Officials confirmed on Monday that the bombing did not affect export operations. However, Marib governor Aref Al-Zukua stated that the bomb caused leakage equivalent to 4,000 barrels.

The pipeline, which forms part of a network transporting crude oil from the Marib oil basin to storage tanks for export, was damaged by a bomb planted by unidentified culprits. There were no casualties.

Yemen's official News Agency SABA quoted Marib security official Ahmed Fander saying “a group of saboteurs was behind the explosion, which halted the flow of the oil.”

He stated that the culprits placed a time bomb under the pipeline. He added that Marib security is investigating the incident.

The pipeline has the capacity to transport 155,000 barrels of crude oil per day from the Safer oilfields in Marib, 170 kilometers (105 miles) east of Sana'a, to Ras Issa terminal on the Red Sea.

Senior official at the Ministry of Oil and Minerals Abdulmalik Alama stated that the incident caused minor damage, affecting only the quantity of oil pumped for exportation for one day. He added that overall oil export operations were not affected due to containment of the incident by Safer company engineers immediately after the incident occurred.
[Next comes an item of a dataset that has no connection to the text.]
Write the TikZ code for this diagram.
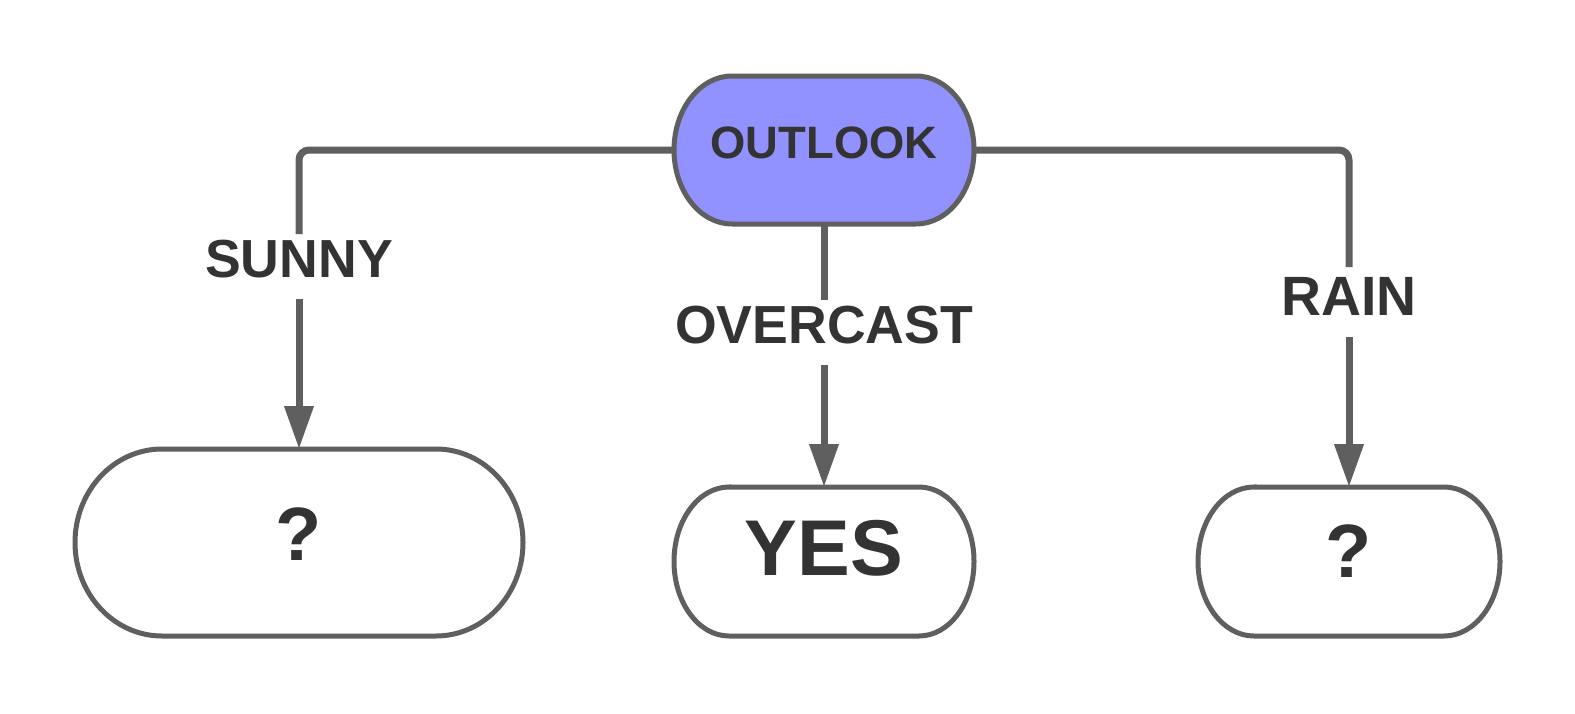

No one was hurt in the attack, according to the official.

Yemen produces just 380,000 barrels of crude oil a day, and exports approximately 200,000 bpd (barrels per day), but it is not a member of the giant oil cartel OPEC.

Oil facilities under attack

The attack occurred two days before the conviction of 32 suspects accused of planning suicide attacks on oil and gas installations in the country and sentenced to as much as 15 years imprisonment.

The penal court, held on Wednesday, Nov. 7 in Sana'a, however, acquitted four other prisoners for lack of evidence, while six other top suspects, who were tried in absentia and remain at large, were sentenced to 10-15 years in prison.

The suspects were accused of planning to attack oil installations in the Marib and Hadramout provinces using rocket-propelled grenades in August 2006, when militants attacked a power station and a government building in Marib, some 140 kilometers (85 miles) east of the capital.

The attack occurred a day after Yemeni counterterrorism forces killed four Al-Qaeda militants suspected to be involved in a car bomb attack killing eight Spanish tourists and two Yemenis in Marib on July 2.

Al-Qaeda militants have been active in sabotage operations against petroleum facilities in the country. In 2002, militants bombed the French oil supertanker Limburg off Yemen's coast.